Peter Mendez, a finance services executive, said he will be among those who leave vacation time unused in 2012, mostly because he fears the mountain of work that awaits upon return. “It is too painful coming back to 2,000 emails.”
Forfeiting vacation time happens even as American bosses encourage employees to take their earned time off. According to an Expedia survey, the majority of Americans workers say their bosses support taking their allotted time off, with only 5 percent who said their bosses weren’t supportive. “Employers give vacation time to recharge so that when you come back you are refreshed and can perform better,” Apice says.
John Morrey, general manager of Expedia.com, said in a statement, “Your vacation days are not a gift, not a luxury. They’re yours to use. Studies consistently show that an ideal work-life balance leads to happier and more productive employees.”
In Denver, one boss puts a priority on work-life balance and even has gone as far as offering his staff incentive to use vacation days. Bart Lorang, CEO of technology company FullContact, has said he will give all employees a $7,500 bonus each year if they go on vacation and disconnect.
As the year comes to a close, Maureen Shea, Right Management’s chief financial officer for Florida and the Caribbean, wants her employees to take their earned, guilt-free vacation days. “We encourage people to take time if they have it, but we realize that sometimes business gets in the way,” Shea says. “Because we’re a smaller business, we can be more flexible.”
Ironically, vacation remains a negotiated benefit in hiring packages, with most executives asking for at least four weeks of paid time off. “Vacation time becomes emotional, something executives hold onto even if they aren’t planning to take all of it,” says Angel Gallinal, a partner in the Miami office of executive search company Egon Zehnder International.
For executives, four weeks might be standard, but it’s more than the national average, which dropped this year. In 2012, Americans reported receiving 12 days of vacation, compared with 14 days last year, according to Expedia’s annual Vacation Deprivation study of 8,687 employed adults in 22 countries.

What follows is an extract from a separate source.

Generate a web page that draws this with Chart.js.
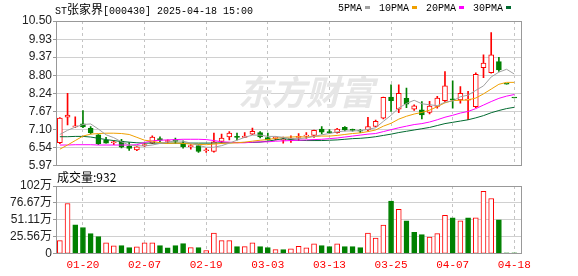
<!DOCTYPE html>
<html>
<head>
<meta charset="utf-8">
<script src="https://cdn.jsdelivr.net/npm/chart.js@4.4.1/dist/chart.umd.min.js"></script>
<style>
  html, body { margin: 0; padding: 0; background: #fff; }
  #wrap { position: relative; width: 578px; height: 276px; overflow: hidden; }
  #kline { position: absolute; left: 0; top: 0; }
  #vol { position: absolute; left: 0; top: 172px; }
  .txt { position: absolute; font: 10px "Liberation Mono", monospace; color: #000; white-space: nowrap; line-height: 12px; }
  .cjk { font-family: "Noto Sans CJK SC", sans-serif; font-size: 12px; }
  .box { display: inline-block; width: 5px; height: 3px; margin: 0 9px 2px 3px; vertical-align: middle; }
</style>
</head>
<body>
<div id="wrap">
  <canvas id="kline" width="578" height="174"></canvas>
  <canvas id="vol" width="578" height="109"></canvas>
  <div class="txt" style="left:55px;top:3px">ST<span class="cjk">张家界</span>[000430] 2025-04-18 15:00</div>
  <div class="txt" id="legend" style="left:338px;top:3px"></div>
  <div class="txt" style="left:57px;top:171px"><span class="cjk">成交量</span><span class="cjk">:932</span></div>
</div>
<script>
// trading days shown on the chart
const dates = ['01-15','01-16','01-17','01-20','01-21','01-22','01-23','01-24','01-27','02-05',
  '02-06','02-07','02-10','02-11','02-12','02-13','02-14','02-17','02-18','02-19',
  '02-20','02-21','02-24','02-25','02-26','02-27','02-28','03-03','03-04','03-05',
  '03-06','03-07','03-10','03-11','03-12','03-13','03-14','03-17','03-18','03-19',
  '03-20','03-21','03-24','03-25','03-26','03-27','03-28','03-31','04-01','04-02',
  '04-03','04-07','04-08','04-09','04-10','04-11','04-14','04-15','04-17','04-18'];
const dateTicks = ['01-20','02-07','02-19','03-03','03-13','03-25','04-07','04-18'];

const open  = [6.69,7.49,7.19,7.28,7.14,6.94,6.77,6.69,6.74,6.59, 6.47,6.60,6.68,6.82,6.73,6.79,6.68,6.57,6.60,6.44,
               6.42,6.73,6.87,6.88,6.86,6.96,7.01,6.85,6.83,6.77, 6.80,6.86,6.90,6.92,7.12,7.04,7.01,7.17,7.09,7.06,
               7.09,7.20,7.46,8.12,7.74,8.08,7.74,7.72,7.64,7.83, 8.01,8.04,8.03,8.02,7.82,9.04,8.88,9.23,8.52,8.09];
const high  = [7.48,8.24,7.50,7.70,7.20,6.95,6.86,6.75,6.80,6.70, 6.57,6.66,6.91,6.88,6.78,6.84,6.75,6.63,6.63,6.52,
               6.99,6.96,7.04,6.99,7.01,7.15,7.04,6.99,6.88,6.87, 6.91,6.98,7.01,7.09,7.20,7.10,7.14,7.20,7.12,7.10,
               7.49,7.40,8.12,8.50,8.50,8.40,7.88,7.98,7.99,8.14, 8.92,8.63,8.45,8.30,8.88,9.44,10.14,9.36,8.52,8.09];
const low   = [6.66,7.25,7.16,7.16,6.97,6.63,6.68,6.63,6.53,6.45, 6.44,6.57,6.66,6.72,6.68,6.68,6.52,6.49,6.39,6.39,
               6.40,6.68,6.78,6.78,6.85,6.94,6.84,6.77,6.78,6.68, 6.70,6.76,6.83,6.86,6.97,6.98,6.99,7.06,7.05,7.01,
               7.06,7.19,7.44,7.67,7.63,7.79,7.70,7.44,7.59,7.77, 7.96,7.77,7.93,7.41,7.79,8.73,8.87,8.92,8.52,8.09];
const close = [7.46,7.56,7.20,7.19,7.01,6.66,6.68,6.70,6.55,6.51, 6.56,6.63,6.87,6.77,6.74,6.73,6.57,6.58,6.42,6.45,
               6.72,6.84,6.99,6.86,6.90,7.05,6.87,6.78,6.84,6.78, 6.81,6.87,6.91,7.08,7.02,7.01,7.12,7.09,7.08,7.05,
               7.20,7.36,8.11,8.01,8.24,7.90,7.85,7.56,7.84,8.09, 8.47,8.03,8.24,8.06,8.83,9.18,9.44,8.97,8.52,8.09];

const ma5  = [6.95,7.08,7.18,7.26,7.28,7.12,6.94,6.85,6.72,6.62, 6.60,6.59,6.62,6.67,6.71,6.75,6.74,6.68,6.61,6.55,
              6.55,6.60,6.68,6.77,6.86,6.93,6.93,6.89,6.89,6.86, 6.82,6.82,6.84,6.89,6.94,6.98,7.03,7.06,7.06,7.07,
              7.11,7.16,7.36,7.55,7.78,7.92,8.02,7.91,7.88,7.85, 7.96,8.00,8.13,8.18,8.33,8.47,8.75,8.90,8.99,8.84];
const ma10 = [6.49,6.62,6.76,6.90,6.96,6.98,6.99,6.99,6.98,6.95, 6.86,6.77,6.74,6.69,6.67,6.68,6.67,6.65,6.64,6.63,
              6.65,6.67,6.68,6.69,6.71,6.74,6.77,6.79,6.83,6.86, 6.87,6.88,6.87,6.89,6.90,6.90,6.92,6.95,6.98,7.00,
              7.04,7.09,7.21,7.30,7.43,7.52,7.59,7.64,7.71,7.82, 7.94,8.01,8.02,8.03,8.09,8.22,8.37,8.52,8.58,8.58];
const ma20 = [6.62,6.62,6.63,6.63,6.63,6.62,6.62,6.62,6.62,6.62, 6.63,6.70,6.75,6.77,6.78,6.79,6.80,6.80,6.80,6.79,
              6.76,6.72,6.71,6.69,6.69,6.71,6.72,6.72,6.74,6.75, 6.76,6.77,6.78,6.79,6.80,6.82,6.84,6.87,6.90,6.93,
              6.96,6.98,7.04,7.10,7.16,7.21,7.26,7.29,7.34,7.41, 7.49,7.55,7.62,7.67,7.76,7.87,7.98,8.08,8.15,8.20];
const ma30 = [6.88,6.88,6.89,6.89,6.87,6.83,6.79,6.76,6.73,6.71, 6.69,6.68,6.68,6.68,6.68,6.68,6.68,6.68,6.68,6.68,
              6.68,6.69,6.69,6.70,6.70,6.70,6.71,6.74,6.78,6.82, 6.79,6.77,6.76,6.76,6.76,6.77,6.78,6.80,6.82,6.83,
              6.85,6.88,6.92,6.96,7.01,7.05,7.09,7.13,7.17,7.23, 7.29,7.33,7.37,7.41,7.47,7.54,7.63,7.70,7.76,7.80];

// volume in 万手
const volume = [19.8,75.9,43.7,39.7,30.3,25.8,16.4,11.9,12.4,9.4, 10.4,16.4,16.4,12.4,8.9,12.4,15.4,9.4,9.4,5.0,
                31.3,19.8,19.8,10.9,10.9,16.4,10.9,9.4,6.4,6.4, 7.4,11.4,8.9,14.9,12.4,10.9,14.9,10.9,10.9,9.4,
                31.3,23.8,43.2,79.4,67.0,49.6,32.3,28.8,25.3,30.3, 58.0,54.1,49.6,54.1,54.1,94.3,83.4,51.1,0.3,0.0932];

const priceTicks = [5.97, 6.54, 7.10, 7.67, 8.24, 8.80, 9.37, 9.93, 10.50];
const volTicks = [0, 25.56, 51.11, 76.67, 102.22];
const volTickLabels = ['0', '25.56万', '51.11万', '76.67万', '102万'];

const maNames = ['5PMA', '10PMA', '20PMA', '30PMA'];
const maColors = ['#a0a0a0', '#f0a000', '#ff00ff', '#006a30'];

const RED = '#ff0000', GREEN = '#008000';

// candle colour: by open/close, flat candles by previous close
const up = close.map((c, i) => c > open[i] || (c === open[i] && (i === 0 || c >= close[i - 1])));
const volUp = close.map((c, i) => i === 0 ? up[0] : c >= close[i - 1]);
const candleColor = up.map(u => u ? RED : GREEN);
const tickIdx = dateTicks.map(d => dates.indexOf(d));

// legend
document.getElementById('legend').innerHTML = maNames.map((n, i) =>
  n + '<span class="box" style="background:' + maColors[i] + '"></span>').join('');

Chart.defaults.font.family = '"Liberation Sans", "Noto Sans CJK SC", sans-serif';
Chart.defaults.font.size = 12;
Chart.defaults.color = '#222';

// watermark + grey frame round the plot area
const frame = {
  id: 'frame',
  beforeDatasetsDraw(chart, args, opts) {
    if (!opts.watermark) return;
    const ctx = chart.ctx;
    ctx.save();
    ctx.fillStyle = '#e6e6e6';
    ctx.font = 'bold italic 34px "Noto Sans CJK SC"';
    ctx.fillText('东方财富', 238, 105);
    ctx.restore();
  },
  afterDraw(chart) {
    const a = chart.chartArea, ctx = chart.ctx;
    const l = Math.round(a.left) + 0.5, t = Math.round(a.top) + 0.5;
    const r = Math.round(a.right) - 0.5, b = Math.round(a.bottom) - 0.5;
    ctx.save();
    ctx.strokeStyle = '#999';
    ctx.lineWidth = 1;
    ctx.strokeRect(l, t, r - l, b - t);
    ctx.restore();
  }
};

function xAxis(showLabels) {
  return {
    type: 'linear',
    min: -0.5,
    max: dates.length,
    offset: false,
    bounds: 'data',
    afterBuildTicks: s => { s.ticks = tickIdx.map(v => ({ value: v })); },
    grid: { color: '#c4c4c4', drawTicks: false, offset: false },
    border: { display: false, dash: [3, 3] },
    ticks: {
      display: showLabels,
      autoSkip: false,
      maxRotation: 0,
      padding: 5,
      color: RED,
      font: { family: '"Liberation Mono", monospace', size: 11 },
      callback: v => dates[v]
    }
  };
}

function yAxis(lo, hi, values, labels) {
  return {
    min: lo,
    max: hi,
    afterBuildTicks: s => { s.ticks = values.map(v => ({ value: v })); },
    afterFit: s => { s.width = 56; },
    grid: { color: '#d0d0d0', tickLength: 3, tickColor: '#999' },
    border: { display: false },
    ticks: { padding: 1, autoSkip: false, callback: (v, i) => labels[i] }
  };
}

const idx = dates.map((d, i) => i);

new Chart(document.getElementById('kline'), {
  type: 'bar',
  data: {
    datasets: [
      ...maNames.map((n, k) => ({
        type: 'line',
        label: n,
        data: idx.map(i => ({ x: i, y: [ma5, ma10, ma20, ma30][k][i] })),
        borderColor: maColors[k],
        borderWidth: 1,
        pointRadius: 0,
        order: 0
      })),
      {
        label: 'body',
        data: idx.map(i => ({ x: i, y: [open[i], close[i]] })),
        backgroundColor: up.map(u => u ? '#ffffff' : GREEN),
        borderColor: candleColor,
        borderWidth: 1,
        borderSkipped: false,
        barThickness: 5,
        minBarLength: 1,
        grouped: false,
        order: 1
      },
      {
        label: 'wick',
        data: idx.map(i => ({ x: i, y: [low[i], high[i]] })),
        backgroundColor: candleColor,
        barThickness: 1,
        grouped: false,
        order: 2
      }
    ]
  },
  options: {
    responsive: false,
    animation: false,
    devicePixelRatio: 1,
    layout: { padding: { top: 21, right: 56, bottom: 0, left: 0 } },
    plugins: { legend: { display: false }, tooltip: { enabled: false }, frame: { watermark: true } },
    scales: {
      x: xAxis(false),
      y: yAxis(5.97, 10.50, priceTicks, priceTicks.map(v => v.toFixed(2)))
    }
  },
  plugins: [frame]
});

new Chart(document.getElementById('vol'), {
  type: 'bar',
  data: {
    datasets: [{
      label: '成交量',
      data: idx.map(i => ({ x: i, y: volume[i] })),
      backgroundColor: volUp.map(u => u ? '#ffffff' : GREEN),
      borderColor: volUp.map(u => u ? RED : GREEN),
      borderWidth: 1,
      borderSkipped: false,
      barThickness: 5,
      minBarLength: 1,
      grouped: false
    }]
  },
  options: {
    responsive: false,
    animation: false,
    devicePixelRatio: 1,
    layout: { padding: { top: 14, right: 56, bottom: 4, left: 0 } },
    plugins: { legend: { display: false }, tooltip: { enabled: false }, frame: { watermark: false } },
    scales: {
      x: xAxis(true),
      y: yAxis(0, 102.22, volTicks, volTickLabels)
    }
  },
  plugins: [frame]
});
</script>
</body>
</html>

At the same time, a new trend of unlimited vacation as long as goals are met has been catching on in U.S. industries such as high tech, accounting and law. And there’s a small but growing trend of companies that let workers sell their unused vacation days to their employers in exchange for compensation. These “buy-sell” programs let employees either buy extra vacation days for the following year or sell off unused days from the current year.
Gallinal says he doesn’t have to worry about jockeying to use up his vacation days before year end. His office closes after Christmas, putting him among the 5 percent of workers who will receive the entire week off between Christmas and New Year with pay. Even so, Gallinal says he no longer completely checks out -- even when he’s supposed to be on vacation. “I make sure my clients know how to get in touch with me.”